As a temporary measure, it seemed a sensible idea. But to the Maulana’s surprise, most adamantly opposed to a United Army “even for a day” was the arch pacifist Rajendra Prasad. His opposition was conditioned by a fear that a United Army would remain an “unfinished” business of Partition. And who knows how long this “unfinished business” would linger. What if a United Army becomes a pressure point for reversing Partition? The eagerness to hold onto Partition is manifest in the behaviour of a long list of leaders. The Maulana describes in detail how Sardar Patel had convinced even Mahatma Gandhi that Partition was the best course under the circumstances.

Just as it is today, Assam was the key state in focus in 1946-47. The crucial role it is playing today in the CAA, NRC discourse is not surprising. Fired by sub nationalism and cultural pride, Chief Minister Gopinath Bordoloi enlisted Mahatma Gandhi’s support in rejecting the Cabinet Mission proposal yoking Assam with Bengal in what was described as zone C in the Mission’s plan.

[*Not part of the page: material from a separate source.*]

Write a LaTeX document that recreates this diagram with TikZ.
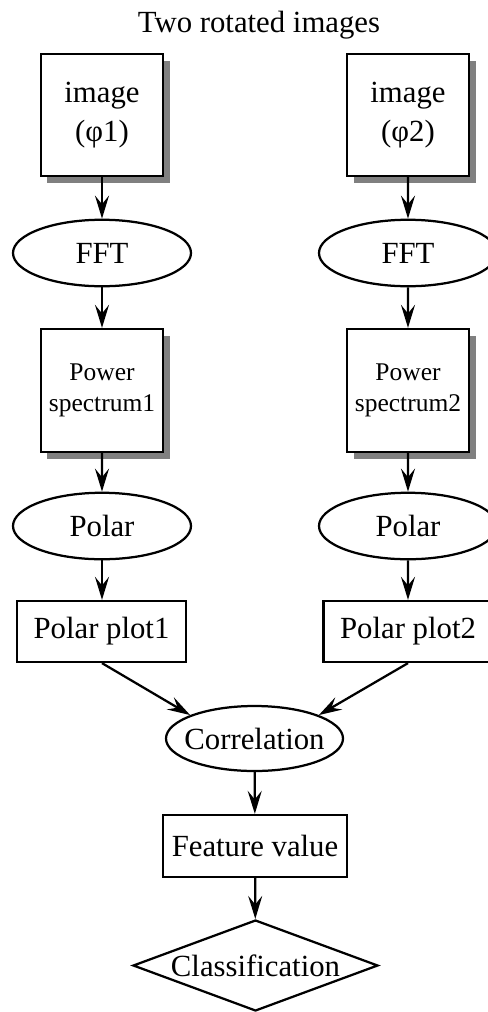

The country was to be stabilized under groups: A, B and C.

The Cabinet Mission’s was the last effort to keep India united. It was endorsed by the Congress on July 7, 1946. But two surprising events made Partition inevitable. One was Assam’s firm rejection of being grouped with Bengal. It feared then as it does now, of being inundated with migration. Second was the new Congress President, Jawaharlal Nehru’s fateful press conference in Mumbai on July 10. Nehru declared that all that had been agreed with the Cabinet Mission and Jinnah, would have to be ratified by a constituent assembly. This stipulation was not in the agreement. Little wonder Jinnah picked up the marbles and walked out of the game. Partition became inevitable.

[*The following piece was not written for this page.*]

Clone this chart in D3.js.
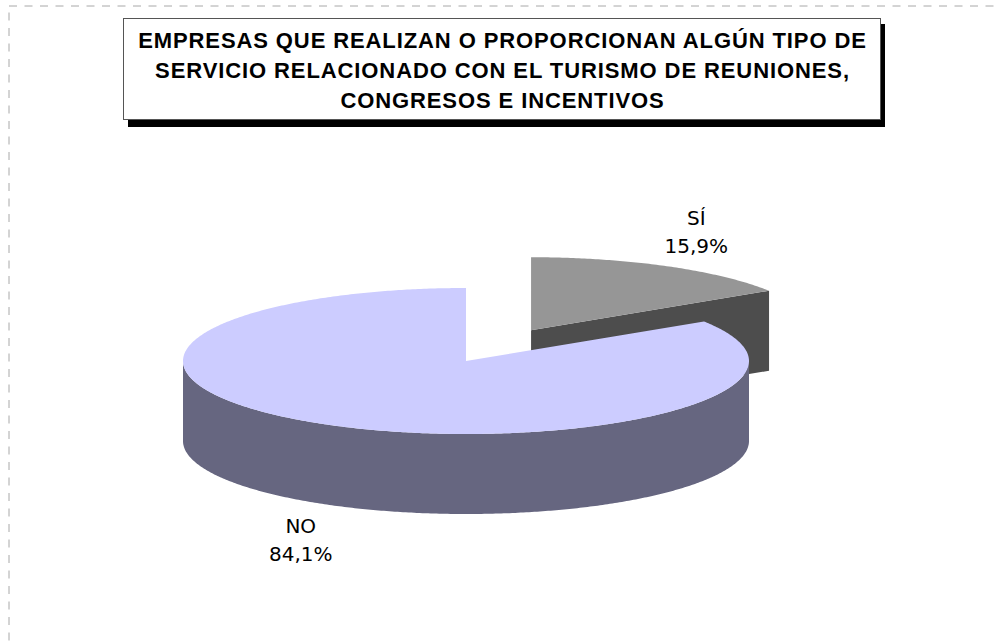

The Maulana’s opposition to Partition was absolute. He was eloquent about the cultural commerce of over 1,100 years which he always described as his heritage. “We handed over our wealth to her (Bharat) and she unlocked for us the door of her own riches.” He was unambiguous: “Partition would be unadulterated Hindu Raj.” In the light of experience, was he wrong? Was Partition the Congress’s gift to the Hindu right? A Muslim country next door to be hated in perpetuity. An unresolved problem of Muslim majority Kashmir. A 200 million Muslim population — a lethal mix for dedicated Hindu Rashtra Bhakts — all under the canopy of global Islamophobia.

Partition india
On reflecting upon the India China Pakistan, the government opens wounds on citizenship. Pixabay

If Pakistan was so much against the interests of Muslims themselves as the Maulana never tired of saying, why should such a large section of Indian Muslims be swept away by its lure? The Maulana’s response to this query was unique:

“The answer is to be found in the attitude of certain communal extremists among the Hindus. When the Muslim League began to speak of Pakistan, they (Hindus) began to read into the scheme a sinister pan Islamic conspiracy. They opposed the idea out of the fear that it foreshadowed a combination of Indian Muslims with trans-Indian Muslim states. This fierce opposition acted as an incentive to the adherents of the League. With simple though untenable logic, they argued that if Hindus were so opposed to Pakistan, surely, it must be of benefit to Muslims. Reason was impossible in an atmosphere of emotional frenzy thus created.” Is the ogre of three Muslim majority states a continuation of the line the Maulana had spotted 75 years ago?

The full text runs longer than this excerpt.